Major Scott's Liquid Gold Shareholder Announces Intent to Withhold Votes for Election of 5 of 6 Directors at the Company's Annual Meeting

5% Holder Cites Atrocious CEO Performance; Board Collectively Beholden to the CEO


LAPORTE, Ind., May 10, 2011 (GLOBE NEWSWIRE) -- Timothy Stabosz, a 5% holder, and the largest unaffiliated individual stockholder of Scott's Liquid Gold, Inc. (OTCBB:SLGD), today announces his filing of a Form 13D Amendment with the Securities and Exchange Commission. In the filing, Stabosz indicates his intention to withhold his vote for the election of 5 out of 6 of the company's incumbent director nominees, at the annual meeting to be held on May 18, 2011. SPECIFICALLY, STABOSZ INTENDS TO WITHHOLD: MARK E. GOLDSTEIN, JEFFREY R. HINKLE, CARL A. BELLINI, DENNIS H. FIELD, AND JEFFRY B. JOHNSON.

The filing also provides, in a letter addressed to the Board of Directors, the reasons for Stabosz's voting intentions, and further indicates Stabosz's intention to vote AGAINST Proposal #2, to increase the number of shares available under the company's 2005 option plan.

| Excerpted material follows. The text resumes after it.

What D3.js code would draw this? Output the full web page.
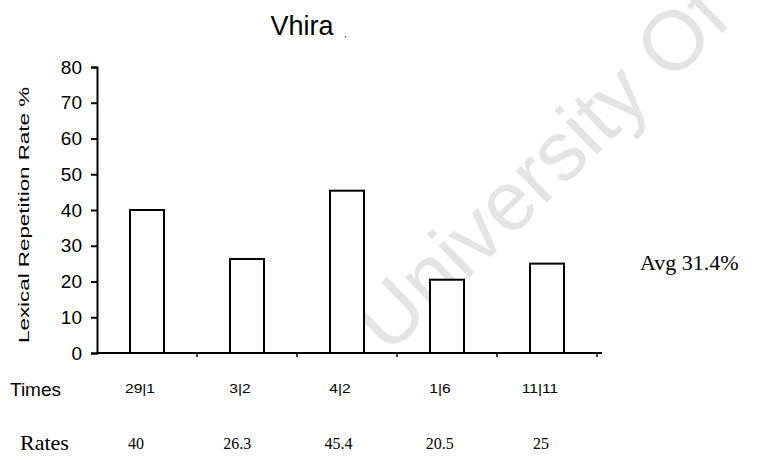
<!DOCTYPE html>
<html>
<head>
<meta charset="utf-8">
<script src="https://cdn.jsdelivr.net/npm/d3@7"></script>
<style>
  body { margin: 0; background: #fff; }
  .sans { font-family: Arial, "Liberation Sans", sans-serif; }
  .serif { font-family: "Times New Roman", "Liberation Serif", serif; }
</style>
</head>
<body>
<div id="chart"></div>
<script>
// data
var times = ["29|1", "3|2", "4|2", "1|6", "11|11"];
var rates = [40, 26.3, 45.4, 20.5, 25];
var yTicks = [0, 10, 20, 30, 40, 50, 60, 70, 80];
var avgText = "Avg 31.4%";

var svgWidth = 766;
var svgHeight = 466;

var margin = { top: 67, left: 97, right: 164, bottom: 113 };
var width = svgWidth - margin.left - margin.right;
var height = svgHeight - margin.top - margin.bottom;

var svg = d3.select("#chart")
    .append("svg")
    .attr("width", svgWidth)
    .attr("height", svgHeight);

// watermark
svg.append("text")
    .attr("class", "sans")
    .attr("transform", "translate(388,356) rotate(-44)")
    .attr("font-size", 84)
    .attr("fill", "#e4e4e4")
    .text("University Of");

var chartGroup = svg.append("g")
    .attr("transform", `translate(${margin.left}, ${margin.top})`);

// scales
var xBand = d3.scaleBand()
    .domain(times)
    .range([0, 500])
    .paddingInner(0.66)
    .paddingOuter(0.33);

var yLinearScale = d3.scaleLinear().domain([0, 80]).range([height, 0]);

// rates row sits on its own spacing
var rateX = d3.scaleLinear().domain([0, 4]).range([136, 541]);

// bars
chartGroup.selectAll("rect")
    .data(rates)
    .enter()
    .append("rect")
    .attr("x", (d, i) => xBand(times[i]))
    .attr("y", d => yLinearScale(d))
    .attr("width", xBand.bandwidth())
    .attr("height", d => height - yLinearScale(d))
    .attr("fill", "#fff")
    .attr("stroke", "#000")
    .attr("stroke-width", 2);

// y axis
var leftAxis = d3.axisLeft(yLinearScale).tickValues(yTicks).tickSize(6).tickPadding(9);
var yAxisG = chartGroup.append("g").call(leftAxis);
yAxisG.select(".domain").attr("stroke-width", 2);
yAxisG.selectAll(".tick line").attr("stroke-width", 2);
yAxisG.selectAll("text")
    .attr("class", "sans")
    .attr("font-size", 19)
    .attr("fill", "#000");

// x axis line
chartGroup.append("line")
    .attr("x1", 0).attr("x2", 505)
    .attr("y1", height).attr("y2", height)
    .attr("stroke", "#000")
    .attr("stroke-width", 2);

// x ticks at band edges
var step = xBand.step();
chartGroup.selectAll(".xtick")
    .data(times)
    .enter()
    .append("line")
    .attr("class", "xtick")
    .attr("x1", (d) => xBand(d) + xBand.bandwidth() / 2 + step / 2)
    .attr("x2", (d) => xBand(d) + xBand.bandwidth() / 2 + step / 2)
    .attr("y1", height)
    .attr("y2", height + 4)
    .attr("stroke", "#000")
    .attr("stroke-width", 1.5);

// y label
svg.append("text")
    .attr("class", "sans")
    .attr("transform", "translate(29,215) rotate(-90)")
    .attr("text-anchor", "middle")
    .attr("font-size", 15)
    .attr("textLength", 256)
    .attr("lengthAdjust", "spacingAndGlyphs")
    .text("Lexical Repetition Rate %");

// title
svg.append("text")
    .attr("class", "sans")
    .attr("x", 302)
    .attr("y", 35)
    .attr("text-anchor", "middle")
    .attr("font-size", 27)
    .text("Vhira");
svg.append("text")
    .attr("class", "sans")
    .attr("x", 344)
    .attr("y", 37)
    .attr("font-size", 9)
    .text(",");

// times row
svg.append("text")
    .attr("class", "sans")
    .attr("x", 10)
    .attr("y", 396)
    .attr("font-size", 19)
    .text("Times");
svg.selectAll(".tlabel")
    .data(times)
    .enter()
    .append("text")
    .attr("class", "tlabel sans")
    .attr("transform", d => `translate(${margin.left + xBand(d) + xBand.bandwidth() / 2 - 7},393) scale(1.2,1)`)
    .attr("text-anchor", "middle")
    .attr("font-size", 13)
    .text(d => d);

// rates row
svg.append("text")
    .attr("class", "serif")
    .attr("x", 20)
    .attr("y", 450)
    .attr("font-size", 22)
    .text("Rates");
svg.selectAll(".rlabel")
    .data(rates)
    .enter()
    .append("text")
    .attr("class", "rlabel serif")
    .attr("x", (d, i) => rateX(i))
    .attr("y", 449)
    .attr("text-anchor", "middle")
    .attr("font-size", 16)
    .text(d => d);

// average
svg.append("text")
    .attr("class", "serif")
    .attr("x", 640)
    .attr("y", 270)
    .attr("font-size", 22)
    .text(avgText);
</script>
</body>
</html>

The entirety of Stabosz's filing can be accessed on the SEC's EDGAR website at the following two links:

http://www.sec.gov/Archives/edgar/data/88000/000116289311000004/slgd13d1.txt

http://www.sec.gov/Archives/edgar/data/88000/000116289311000004/slgdltr.txt

Stabosz began, "the filing speaks for itself, and gives the proper context for my intended vote. No press release could adequately summarize my comprehensive take on the dysfunctionality of corporate governance at Scott's Liquid Gold, and the 'free reign' that a poorly performing CEO has been given. I have provided the two links above, because I believe they are most informative, and I hope anyone interested will take the time to read my entire SEC filing."

In his extensive due diligence, Stabosz arrived at the following conclusions:

  1. Mr. Goldstein's record as CEO is a record of rank failure.
     
  2. Mr. Goldstein lives in a bubble, thriving on the high regard in which he is held by his employees and the community-at-large, and is operating the company primarily for the sake of "image" and "pride," as a de facto not-for-profit institution, for which he is awarded a generous "sinecure."
     
  3. Despite fiduciary obligations, a majority of the board has their first loyalty to the Goldstein family, as a result of longstanding social and/or employment relations with the family and/or Company, and therefore, refuses to hold Mr. Goldstein accountable.
     
  4. There is no interest in entertaining reasonable and bonafide offers for the company, because Mr. Goldstein can't bear the notion of losing it, or the pay he receives in running it. (Not only is Goldstein overpaid for his performance, but he has ignored legitimate indications of interest to purchase the company in the past.)

Stabosz continued, "It is worth noting that the highly respected proxy advisory firm, Institutional Shareholder Services (ISS), has recommended that Directors Goldstein, Hinkle, and Johnson be withheld...and that ISS likewise recommends a vote AGAINST Proposal #2. With regard to Proposal #2, in my view, serious red flags are raised when the board sees fit to issue a total of 744,000 in options, over a mere 6 month period in 2010 (equal to roughly 7% of the outstanding shares), at depressed prices for the common stock. This serves to effectively reward officers and directors for driving the price of the stock down, and facilitates a further potential entrenchment of the CEO, should such options be exercised.

"This is just one more reason why," Stabosz concluded, "I intend to WITHHOLD MY VOTE FROM DIRECTORS GOLDSTEIN, HINKLE, BELLINI, FIELD, AND JOHNSON, and why I, as a 5% shareholder, will continue to draw attention to the failure of the board to stand separate from the CEO...and the willingness of a CEO, to 'stack' the board of a public company, to keep it under his yoke."